What you should do
Leave out the pictures; transcribe all else exactly.

Data block

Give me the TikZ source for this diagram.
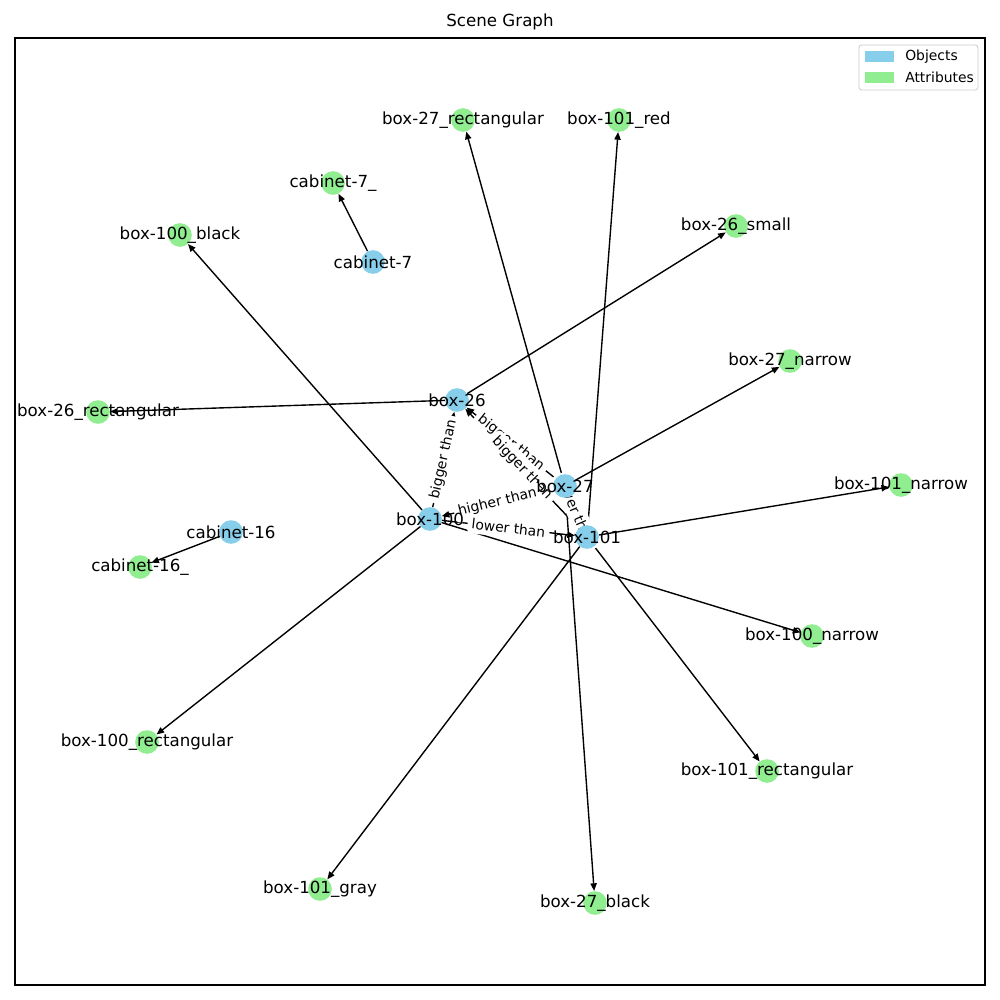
\documentclass[tikz,border=0pt]{standalone}
\usepackage{fontspec}
\setmainfont{DejaVu Sans}
\usetikzlibrary{arrows.meta}
\definecolor{skyblue}{HTML}{87CEEB}
\definecolor{lgreen}{HTML}{90EE90}
\pgfdeclarelayer{bg}
\pgfdeclarelayer{edges}
\pgfdeclarelayer{elabels}
\pgfdeclarelayer{texts}
\pgfsetlayers{bg,edges,elabels,main,texts}
\begin{document}
\begin{tikzpicture}[x=0.72pt,y=-0.72pt,
  obj/.style={circle,fill=skyblue,minimum size=17pt,inner sep=0pt},
  attr/.style={circle,fill=lgreen,minimum size=17pt,inner sep=0pt},
  lbl/.style={font=\fontsize{12}{14}\selectfont,inner sep=0pt},
  elbl/.style={font=\fontsize{10}{12}\selectfont,fill=white,rounded corners=3pt,inner sep=3pt,sloped,midway},
  edge/.style={-{Triangle[length=5.5pt,width=4.5pt]},line width=1pt}]
\useasboundingbox (0,0) rectangle (1000,1000);
\begin{pgfonlayer}{bg}
\fill[white] (0,0) rectangle (1000,1000);
\end{pgfonlayer}
% frame and title
\draw[line width=0.8pt] (15,38) rectangle (985,985);
\node[font=\fontsize{12}{14}\selectfont] (title) at (500,22) {Scene Graph};
% legend
\draw[draw=black!20,fill=white,rounded corners=2pt,line width=0.6pt] (859,45) rectangle (978,90);
\fill[skyblue] (865,51) rectangle (894,62);
\fill[lgreen] (865,72) rectangle (894,83);
\node[font=\fontsize{10}{12}\selectfont,anchor=west,inner sep=0pt] (legobj) at (905,56.5) {Objects};
\node[font=\fontsize{10}{12}\selectfont,anchor=west,inner sep=0pt] (legattr) at (905,77.5) {Attributes};
% nodes
\node[obj] (b26) at (457,400) {};
\node[obj] (b27) at (565,486) {};
\node[obj] (b100) at (430,519) {};
\node[obj] (b101) at (587,537) {};
\node[obj] (c7) at (373,262) {};
\node[obj] (c16) at (231,532) {};
\node[attr] (c7a) at (333,183) {};
\node[attr] (c16a) at (140,567) {};
\node[attr] (b100k) at (180,235) {};
\node[attr] (b27r) at (463,120) {};
\node[attr] (b101re) at (619,120) {};
\node[attr] (b26s) at (736,226) {};
\node[attr] (b27n) at (790,361) {};
\node[attr] (b26r) at (98,412) {};
\node[attr] (b101n) at (901,485) {};
\node[attr] (b100n) at (812,636) {};
\node[attr] (b100r) at (147,742) {};
\node[attr] (b101r) at (767,771) {};
\node[attr] (b101g) at (320,889) {};
\node[attr] (b27k) at (595,903) {};
% edges
\begin{pgfonlayer}{edges}
\draw[edge] (c7) -- (c7a);
\draw[edge] (c16) -- (c16a);
\draw[edge] (b100) -- (b100k);
\draw[edge] (b27) -- (b27r);
\draw[edge] (b101) -- (b101re);
\draw[edge] (b26) -- (b26s);
\draw[edge] (b27) -- (b27n);
\draw[edge] (b26) -- (b26r);
\draw[edge] (b101) -- (b101n);
\draw[edge] (b100) -- (b100n);
\draw[edge] (b100) -- (b100r);
\draw[edge] (b101) -- (b101r);
\draw[edge] (b101) -- (b101g);
\draw[edge] (b27) -- (b27k);
\draw[edge] (b27) -- (b26);
\draw[edge] (b27) -- (b101);
\draw[edge] (b101) -- (b26);
\draw[edge] (b100) -- (b26);
\draw[edge] (b27) -- (b100);
\draw[edge] (b100) -- (b101);
\end{pgfonlayer}
% edge labels
\begin{pgfonlayer}{elabels}
\path (b27) -- (b26) node[elbl] (l1) {bigger than};
\path (b27) -- (b101) node[elbl] (l2) {lower than};
\path (b101) -- (b26) node[elbl] (l3) {bigger than};
\path (b100) -- (b26) node[elbl] (l4) {bigger than};
\path (b27) -- (b100) node[elbl] (l5) {higher than};
\path (b100) -- (b101) node[elbl] (l6) {lower than};
\end{pgfonlayer}
% node texts
\begin{pgfonlayer}{texts}
\node[lbl] (t-b26) at (b26) {box-26};
\node[lbl] (t-b27) at (b27) {box-27};
\node[lbl] (t-b100) at (b100) {box-100};
\node[lbl] (t-b101) at (b101) {box-101};
\node[lbl] (t-c7) at (c7) {cabinet-7};
\node[lbl] (t-c16) at (c16) {cabinet-16};
\node[lbl] (t-c7a) at (c7a) {cabinet-7\_};
\node[lbl] (t-c16a) at (c16a) {cabinet-16\_};
\node[lbl] (t-b100k) at (b100k) {box-100\_black};
\node[lbl] (t-b27r) at (b27r) {box-27\_rectangular};
\node[lbl] (t-b101re) at (b101re) {box-101\_red};
\node[lbl] (t-b26s) at (b26s) {box-26\_small};
\node[lbl] (t-b27n) at (b27n) {box-27\_narrow};
\node[lbl] (t-b26r) at (b26r) {box-26\_rectangular};
\node[lbl] (t-b101n) at (b101n) {box-101\_narrow};
\node[lbl] (t-b100n) at (b100n) {box-100\_narrow};
\node[lbl] (t-b100r) at (b100r) {box-100\_rectangular};
\node[lbl] (t-b101r) at (b101r) {box-101\_rectangular};
\node[lbl] (t-b101g) at (b101g) {box-101\_gray};
\node[lbl] (t-b27k) at (b27k) {box-27\_black};
\end{pgfonlayer}
\end{tikzpicture}
\end{document}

Result below
Give me the TikZ source for this diagram.
\documentclass[tikz,border=0pt]{standalone}
\usepackage{fontspec}
\setmainfont{DejaVu Sans}
\usetikzlibrary{arrows.meta}
\definecolor{skyblue}{HTML}{87CEEB}
\definecolor{lgreen}{HTML}{90EE90}
\pgfdeclarelayer{bg}
\pgfdeclarelayer{edges}
\pgfdeclarelayer{elabels}
\pgfdeclarelayer{texts}
\pgfsetlayers{bg,edges,elabels,main,texts}
\begin{document}
\begin{tikzpicture}[x=0.72pt,y=-0.72pt,
  obj/.style={circle,fill=skyblue,minimum size=17pt,inner sep=0pt},
  attr/.style={circle,fill=lgreen,minimum size=17pt,inner sep=0pt},
  lbl/.style={font=\fontsize{12}{14}\selectfont,inner sep=0pt},
  elbl/.style={font=\fontsize{10}{12}\selectfont,fill=white,rounded corners=3pt,inner sep=3pt,sloped,midway},
  edge/.style={-{Triangle[length=5.5pt,width=4.5pt]},line width=1pt}]
\useasboundingbox (0,0) rectangle (1000,1000);
\begin{pgfonlayer}{bg}
\fill[white] (0,0) rectangle (1000,1000);
\end{pgfonlayer}
% frame and title
\draw[line width=0.8pt] (15,38) rectangle (985,985);
\node[font=\fontsize{12}{14}\selectfont] (title) at (500,22) {Scene Graph};
% legend
\draw[draw=black!20,fill=white,rounded corners=2pt,line width=0.6pt] (859,45) rectangle (978,90);
\fill[skyblue] (865,51) rectangle (894,62);
\fill[lgreen] (865,72) rectangle (894,83);
\node[font=\fontsize{10}{12}\selectfont,anchor=west,inner sep=0pt] (legobj) at (905,56.5) {Objects};
\node[font=\fontsize{10}{12}\selectfont,anchor=west,inner sep=0pt] (legattr) at (905,77.5) {Attributes};
% nodes
\node[obj] (b26) at (457,400) {};
\node[obj] (b27) at (565,486) {};
\node[obj] (b100) at (430,519) {};
\node[obj] (b101) at (587,537) {};
\node[obj] (c7) at (373,262) {};
\node[obj] (c16) at (231,532) {};
\node[attr] (c7a) at (333,183) {};
\node[attr] (c16a) at (140,567) {};
\node[attr] (b100k) at (180,235) {};
\node[attr] (b27r) at (463,120) {};
\node[attr] (b101re) at (619,120) {};
\node[attr] (b26s) at (736,226) {};
\node[attr] (b27n) at (790,361) {};
\node[attr] (b26r) at (98,412) {};
\node[attr] (b101n) at (901,485) {};
\node[attr] (b100n) at (812,636) {};
\node[attr] (b100r) at (147,742) {};
\node[attr] (b101r) at (767,771) {};
\node[attr] (b101g) at (320,889) {};
\node[attr] (b27k) at (595,903) {};
% edges
\begin{pgfonlayer}{edges}
\draw[edge] (c7) -- (c7a);
\draw[edge] (c16) -- (c16a);
\draw[edge] (b100) -- (b100k);
\draw[edge] (b27) -- (b27r);
\draw[edge] (b101) -- (b101re);
\draw[edge] (b26) -- (b26s);
\draw[edge] (b27) -- (b27n);
\draw[edge] (b26) -- (b26r);
\draw[edge] (b101) -- (b101n);
\draw[edge] (b100) -- (b100n);
\draw[edge] (b100) -- (b100r);
\draw[edge] (b101) -- (b101r);
\draw[edge] (b101) -- (b101g);
\draw[edge] (b27) -- (b27k);
\draw[edge] (b27) -- (b26);
\draw[edge] (b27) -- (b101);
\draw[edge] (b101) -- (b26);
\draw[edge] (b100) -- (b26);
\draw[edge] (b27) -- (b100);
\draw[edge] (b100) -- (b101);
\end{pgfonlayer}
% edge labels
\begin{pgfonlayer}{elabels}
\path (b27) -- (b26) node[elbl] (l1) {bigger than};
\path (b27) -- (b101) node[elbl] (l2) {lower than};
\path (b101) -- (b26) node[elbl] (l3) {bigger than};
\path (b100) -- (b26) node[elbl] (l4) {bigger than};
\path (b27) -- (b100) node[elbl] (l5) {higher than};
\path (b100) -- (b101) node[elbl] (l6) {lower than};
\end{pgfonlayer}
% node texts
\begin{pgfonlayer}{texts}
\node[lbl] (t-b26) at (b26) {box-26};
\node[lbl] (t-b27) at (b27) {box-27};
\node[lbl] (t-b100) at (b100) {box-100};
\node[lbl] (t-b101) at (b101) {box-101};
\node[lbl] (t-c7) at (c7) {cabinet-7};
\node[lbl] (t-c16) at (c16) {cabinet-16};
\node[lbl] (t-c7a) at (c7a) {cabinet-7\_};
\node[lbl] (t-c16a) at (c16a) {cabinet-16\_};
\node[lbl] (t-b100k) at (b100k) {box-100\_black};
\node[lbl] (t-b27r) at (b27r) {box-27\_rectangular};
\node[lbl] (t-b101re) at (b101re) {box-101\_red};
\node[lbl] (t-b26s) at (b26s) {box-26\_small};
\node[lbl] (t-b27n) at (b27n) {box-27\_narrow};
\node[lbl] (t-b26r) at (b26r) {box-26\_rectangular};
\node[lbl] (t-b101n) at (b101n) {box-101\_narrow};
\node[lbl] (t-b100n) at (b100n) {box-100\_narrow};
\node[lbl] (t-b100r) at (b100r) {box-100\_rectangular};
\node[lbl] (t-b101r) at (b101r) {box-101\_rectangular};
\node[lbl] (t-b101g) at (b101g) {box-101\_gray};
\node[lbl] (t-b27k) at (b27k) {box-27\_black};
\end{pgfonlayer}
\end{tikzpicture}
\end{document}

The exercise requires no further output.